Again, it was the same long hot summer down south, same job as the last story. Here I wasn't on the side of the cheap man for a change.


As the project wound down, we came to the time for the punch list. I had invested a lot of time and sweat into this project and desperately wanted to see it run, but the cheap man (project manager) spoke: "There is no room in the budget to stay. Come home!"


So I did, but not before one last quick tour of the job. I took note of a stainless steel heat exchanger we had installed. When I had last seen it, the sliding end was bolted tight to its mount. It still wasn't corrected and I again brought it to the attention of the foreman.

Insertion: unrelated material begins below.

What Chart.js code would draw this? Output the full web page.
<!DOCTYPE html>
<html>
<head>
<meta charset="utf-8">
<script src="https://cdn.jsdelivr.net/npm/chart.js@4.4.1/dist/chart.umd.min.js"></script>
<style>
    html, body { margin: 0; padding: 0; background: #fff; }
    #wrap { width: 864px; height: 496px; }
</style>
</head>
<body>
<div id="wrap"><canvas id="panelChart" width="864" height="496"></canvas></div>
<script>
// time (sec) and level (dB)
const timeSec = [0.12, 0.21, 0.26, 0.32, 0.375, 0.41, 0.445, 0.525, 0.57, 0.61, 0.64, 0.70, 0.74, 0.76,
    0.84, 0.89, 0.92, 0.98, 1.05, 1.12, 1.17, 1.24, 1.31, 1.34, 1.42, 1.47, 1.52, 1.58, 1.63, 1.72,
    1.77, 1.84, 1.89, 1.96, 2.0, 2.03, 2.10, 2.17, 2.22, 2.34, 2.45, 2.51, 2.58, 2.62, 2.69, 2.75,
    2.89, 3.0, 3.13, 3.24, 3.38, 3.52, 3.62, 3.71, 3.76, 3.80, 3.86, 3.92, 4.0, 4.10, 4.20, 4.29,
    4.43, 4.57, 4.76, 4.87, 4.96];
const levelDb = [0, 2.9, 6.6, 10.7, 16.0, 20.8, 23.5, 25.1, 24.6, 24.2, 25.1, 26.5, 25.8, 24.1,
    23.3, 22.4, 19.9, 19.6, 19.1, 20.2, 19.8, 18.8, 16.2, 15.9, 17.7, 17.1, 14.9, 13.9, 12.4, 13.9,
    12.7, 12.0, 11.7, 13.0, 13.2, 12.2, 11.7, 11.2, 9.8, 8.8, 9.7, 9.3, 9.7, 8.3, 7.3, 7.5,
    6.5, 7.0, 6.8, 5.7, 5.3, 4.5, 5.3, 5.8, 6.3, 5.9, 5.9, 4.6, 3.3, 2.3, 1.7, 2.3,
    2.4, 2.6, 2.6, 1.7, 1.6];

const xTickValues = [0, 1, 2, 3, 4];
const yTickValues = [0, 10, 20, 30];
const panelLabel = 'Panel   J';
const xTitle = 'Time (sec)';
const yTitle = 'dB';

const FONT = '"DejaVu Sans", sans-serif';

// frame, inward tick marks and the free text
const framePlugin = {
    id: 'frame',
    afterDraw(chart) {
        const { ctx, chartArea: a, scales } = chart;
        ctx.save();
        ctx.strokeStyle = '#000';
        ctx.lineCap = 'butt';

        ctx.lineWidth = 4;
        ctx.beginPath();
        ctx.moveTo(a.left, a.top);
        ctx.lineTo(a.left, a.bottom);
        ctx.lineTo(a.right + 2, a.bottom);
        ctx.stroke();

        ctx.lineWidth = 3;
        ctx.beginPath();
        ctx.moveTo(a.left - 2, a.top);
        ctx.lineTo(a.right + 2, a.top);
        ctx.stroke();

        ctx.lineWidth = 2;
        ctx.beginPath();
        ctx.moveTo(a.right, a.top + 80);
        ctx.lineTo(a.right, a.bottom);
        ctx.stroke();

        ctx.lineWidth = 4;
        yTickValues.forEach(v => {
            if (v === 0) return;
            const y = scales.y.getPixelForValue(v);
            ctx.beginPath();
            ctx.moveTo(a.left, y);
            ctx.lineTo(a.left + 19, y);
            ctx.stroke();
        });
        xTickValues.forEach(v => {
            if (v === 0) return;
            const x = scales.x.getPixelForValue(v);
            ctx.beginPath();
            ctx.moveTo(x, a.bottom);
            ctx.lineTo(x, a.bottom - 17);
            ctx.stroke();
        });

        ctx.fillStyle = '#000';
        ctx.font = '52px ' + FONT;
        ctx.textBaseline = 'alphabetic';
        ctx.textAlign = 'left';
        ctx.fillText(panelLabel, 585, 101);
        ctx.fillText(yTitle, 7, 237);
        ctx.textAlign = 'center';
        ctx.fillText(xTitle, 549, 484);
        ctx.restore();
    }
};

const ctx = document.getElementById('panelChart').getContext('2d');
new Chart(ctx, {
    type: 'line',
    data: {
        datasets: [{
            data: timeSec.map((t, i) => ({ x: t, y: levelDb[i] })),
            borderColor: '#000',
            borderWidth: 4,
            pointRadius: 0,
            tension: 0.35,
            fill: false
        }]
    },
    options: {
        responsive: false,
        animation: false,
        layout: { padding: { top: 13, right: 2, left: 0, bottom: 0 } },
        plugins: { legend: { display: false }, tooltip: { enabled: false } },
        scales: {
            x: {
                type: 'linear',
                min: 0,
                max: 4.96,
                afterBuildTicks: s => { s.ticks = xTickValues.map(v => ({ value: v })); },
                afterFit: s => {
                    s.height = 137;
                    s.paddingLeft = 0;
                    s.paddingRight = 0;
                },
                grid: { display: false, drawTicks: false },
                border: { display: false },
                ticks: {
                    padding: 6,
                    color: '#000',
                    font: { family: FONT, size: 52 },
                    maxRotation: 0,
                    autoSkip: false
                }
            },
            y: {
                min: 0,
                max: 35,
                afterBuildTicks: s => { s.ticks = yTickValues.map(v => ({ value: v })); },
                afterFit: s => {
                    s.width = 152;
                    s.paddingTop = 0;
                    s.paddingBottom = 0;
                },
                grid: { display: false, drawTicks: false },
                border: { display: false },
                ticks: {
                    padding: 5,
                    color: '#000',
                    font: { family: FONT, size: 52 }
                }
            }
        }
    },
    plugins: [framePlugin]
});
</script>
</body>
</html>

Later, I saw a photo of this exchanger after it had failed. It had buckled in the middle and needed extensive repairs. I wondered why bolts weren't loosened, but could not do anything else. I was puzzled by this decision not to loosen the sliding end for a long time, and I believe I now know the answer.


This exchanger was built for high temperature operation, 600 degrees F. In order to compensate for the difference in expansion between the tubes and the shell, there was a bellows in the middle of the shell. This must have led someone to think that the exchanger was self-compensating and needed to be anchored on both ends like a pipe with an expansion joint. The difference was I had read the vendor drawing.


What's to be learned from this? A big lesson is things aren't always what they appear to be. Also, a design person should have been in on the punch list corrections. Would it have made a difference if I had explained why the sliding end needed to be free? That is something I'll never know.